(begin)
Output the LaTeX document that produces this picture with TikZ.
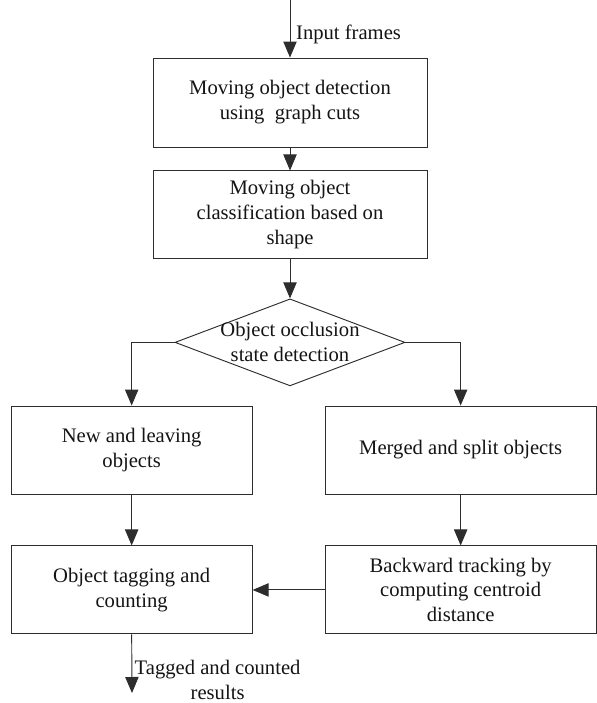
\documentclass[tikz,border=0pt]{standalone}
\usepackage{fontspec}
\setmainfont{Liberation Serif}
\usetikzlibrary{shapes.geometric,arrows.meta,positioning}
\definecolor{lineGray}{RGB}{45,45,45}
\definecolor{textDark}{RGB}{20,20,20}
\tikzset{
  basebox/.style={rectangle,draw=lineGray,line width=0.8pt,align=center,text=textDark,font=\fontsize{17.6}{21.3}\selectfont,inner sep=0pt},
  stepnode/.style={basebox,minimum width=8.22cm,minimum height=2.64cm},
  leftnode/.style={basebox,minimum width=7.23cm,minimum height=2.64cm},
  rightnode/.style={basebox,minimum width=8.13cm,minimum height=2.64cm},
  decnode/.style={diamond,draw=lineGray,line width=0.8pt,align=center,text=textDark,font=\fontsize{17.6}{21.3}\selectfont,aspect=2.64,inner sep=-0.2cm,minimum width=6.9cm,minimum height=2.61cm},
  lbl/.style={align=center,text=textDark,font=\fontsize{17.6}{21.3}\selectfont,inner sep=2pt},
  arr/.style={-{Triangle[length=0.48cm,width=0.4cm]},line width=0.8pt,color=lineGray}
}

\begin{document}
\begin{tikzpicture}[node distance=0.69cm and 2.16cm]
  \useasboundingbox (0,0) rectangle (17.91,-21.09);

  \coordinate (inframe) at (8.7,0);
  \node[stepnode,minimum height=2.67cm] (detect) at (8.7,-3.075) {Moving object detection\\using~~graph cuts};
  \node[stepnode,below=0.69cm of detect] (classify) {Moving object\\classification based on\\shape};
  \node[decnode,below=1.17cm of classify] (occl) {Object occlusion\\state detection};

  \node[leftnode] (newobj) at (3.95,-13.5) {New and leaving\\objects};
  \node[rightnode] (merged) at (13.82,-13.5) {Merged and split objects};
  \node[leftnode,below=1.53cm of newobj] (tagging) {Object tagging and\\counting};
  \node[rightnode,below=1.53cm of merged] (backtrack) {Backward tracking by\\computing centroid\\distance};
  \coordinate (outres) at (3.96,-20.79);

  \draw[arr] (inframe) -- node[lbl,right,pos=0.6,xshift=0.1cm] {Input frames} (detect.north);
  \draw[arr] (detect.south)--(classify.north);
  \draw[arr] (classify.south)--(occl.north);
  \draw[arr] (occl.west) -| (newobj.north);
  \draw[arr] (occl.east) -| (merged.north);
  \draw[arr] (newobj.south)--(tagging.north);
  \draw[arr] (merged.south)--(backtrack.north);
  \draw[arr] (backtrack.west)--(tagging.east);
  \draw[arr] (tagging.south) -- node[lbl,right,pos=0.78] {Tagged and counted\\results} (outres);
\end{tikzpicture}
\end{document}
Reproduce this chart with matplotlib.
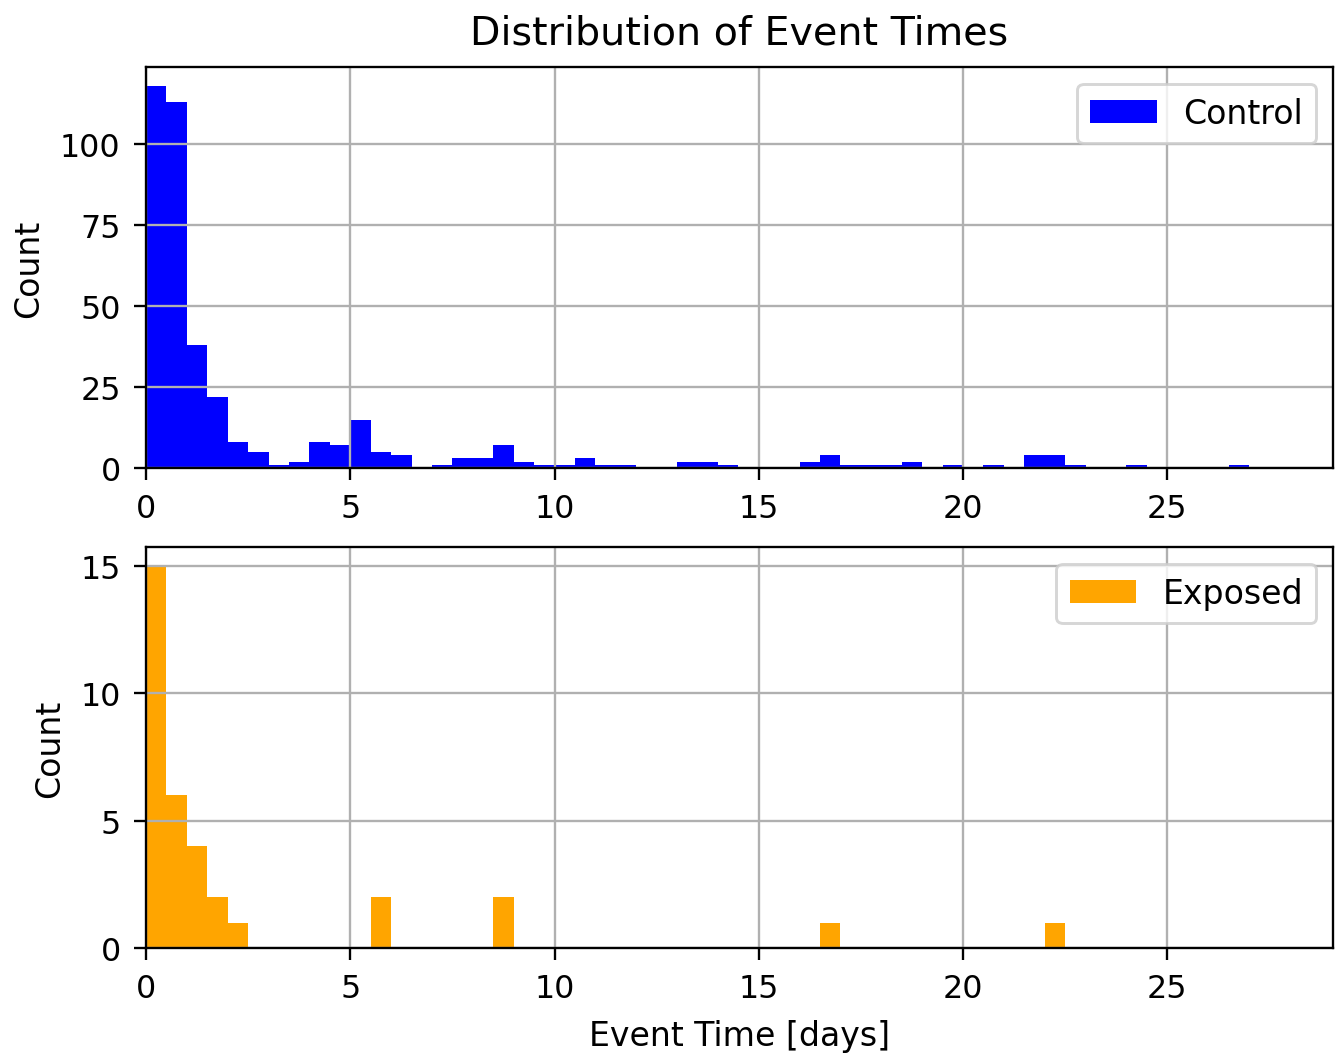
import numpy as np
import matplotlib
matplotlib.use("Agg")
import matplotlib.pyplot as plt

bin_width = 0.5
control_counts = [118, 113, 38, 22, 8, 5, 1, 2, 8, 7,
                  15, 5, 4, 0, 1, 3, 3, 7, 2, 1,
                  1, 3, 1, 1, 0, 0, 2, 2, 1, 0,
                  0, 0, 2, 4, 1, 1, 1, 2, 0, 1,
                  0, 1, 0, 4, 4, 1, 0, 0, 1, 0,
                  0, 0, 0, 1]
exposed_counts = [15, 6, 4, 2, 1, 0, 0, 0, 0, 0,
                  0, 2, 0, 0, 0, 0, 0, 2, 0, 0,
                  0, 0, 0, 0, 0, 0, 0, 0, 0, 0,
                  0, 0, 0, 1, 0, 0, 0, 0, 0, 0,
                  0, 0, 0, 0, 1, 0, 0, 0, 0, 0,
                  0, 0, 0, 0]
series_labels = ["Control", "Exposed"]
series_colors = ["blue", "orange"]
top_yticks = [0, 25, 50, 75, 100]
bottom_yticks = [0, 5, 10, 15]
xticks = [0, 5, 10, 15, 20, 25]

edges = np.arange(len(control_counts) + 1) * bin_width
centers = (edges[:-1] + edges[1:]) / 2

fig = plt.figure(figsize=(6.4, 5.04), dpi=209.7)
ax1 = fig.add_axes([0.1088, 0.5563, 0.8845, 0.3794])
ax2 = fig.add_axes([0.1088, 0.1022, 0.8845, 0.3794])

for ax, counts, lab, col, yt in [(ax1, control_counts, series_labels[0], series_colors[0], top_yticks),
                                  (ax2, exposed_counts, series_labels[1], series_colors[1], bottom_yticks)]:
    ax.hist(centers, bins=edges, weights=counts, color=col, label=lab)
    ax.set_xlim(0, 29.06)
    ax.set_xticks(xticks)
    ax.set_yticks(yt)
    ax.tick_params(labelsize=10.9, length=4.2, pad=4.5)
    ax.grid(True)
    ax.set_ylabel("Count", fontsize=11.4, labelpad=5)
    ax.legend(loc="upper right", fontsize=11.4)

ax1.set_title("Distribution of Event Times", fontsize=13.6, pad=8)
ax2.set_xlabel("Event Time [days]", fontsize=11.4, labelpad=5)

fig.savefig("out.png", dpi=209.7)
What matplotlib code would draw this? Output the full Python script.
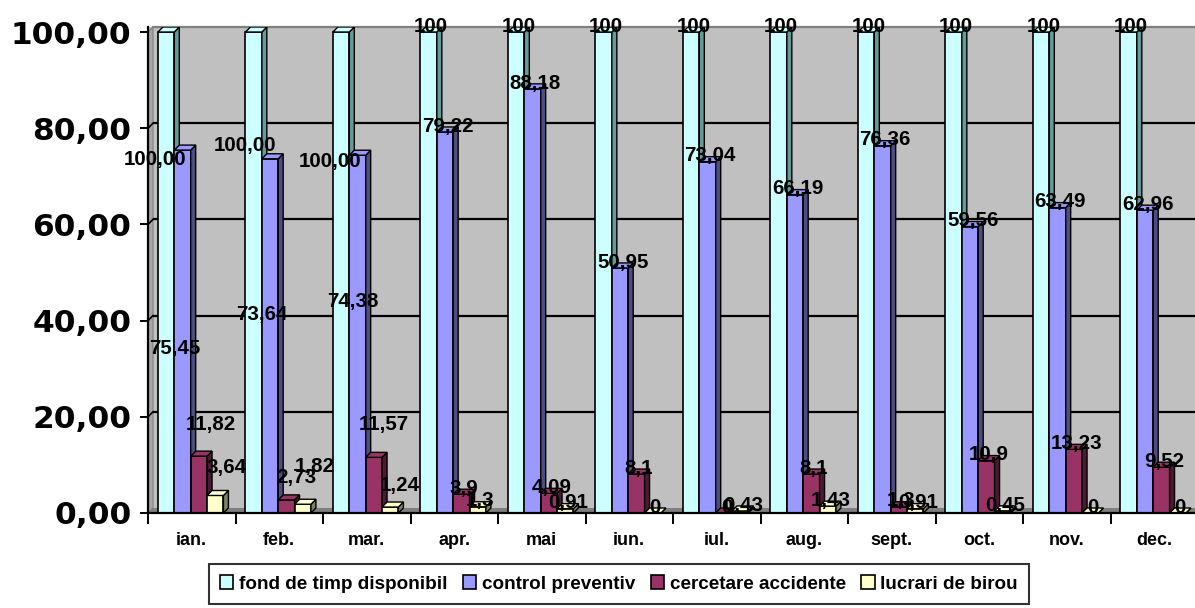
(end)
- Task description
Transcribe exactly the lines between the one containing "Reproduce this chart with matplotlib." and the one containing "centers = (edges[:-1] + edges[1:]) / 2", counting both ends. Pictures are not copied.

- Response below
Reproduce this chart with matplotlib.
import numpy as np
import matplotlib
matplotlib.use("Agg")
import matplotlib.pyplot as plt

bin_width = 0.5
control_counts = [118, 113, 38, 22, 8, 5, 1, 2, 8, 7,
                  15, 5, 4, 0, 1, 3, 3, 7, 2, 1,
                  1, 3, 1, 1, 0, 0, 2, 2, 1, 0,
                  0, 0, 2, 4, 1, 1, 1, 2, 0, 1,
                  0, 1, 0, 4, 4, 1, 0, 0, 1, 0,
                  0, 0, 0, 1]
exposed_counts = [15, 6, 4, 2, 1, 0, 0, 0, 0, 0,
                  0, 2, 0, 0, 0, 0, 0, 2, 0, 0,
                  0, 0, 0, 0, 0, 0, 0, 0, 0, 0,
                  0, 0, 0, 1, 0, 0, 0, 0, 0, 0,
                  0, 0, 0, 0, 1, 0, 0, 0, 0, 0,
                  0, 0, 0, 0]
series_labels = ["Control", "Exposed"]
series_colors = ["blue", "orange"]
top_yticks = [0, 25, 50, 75, 100]
bottom_yticks = [0, 5, 10, 15]
xticks = [0, 5, 10, 15, 20, 25]

edges = np.arange(len(control_counts) + 1) * bin_width
centers = (edges[:-1] + edges[1:]) / 2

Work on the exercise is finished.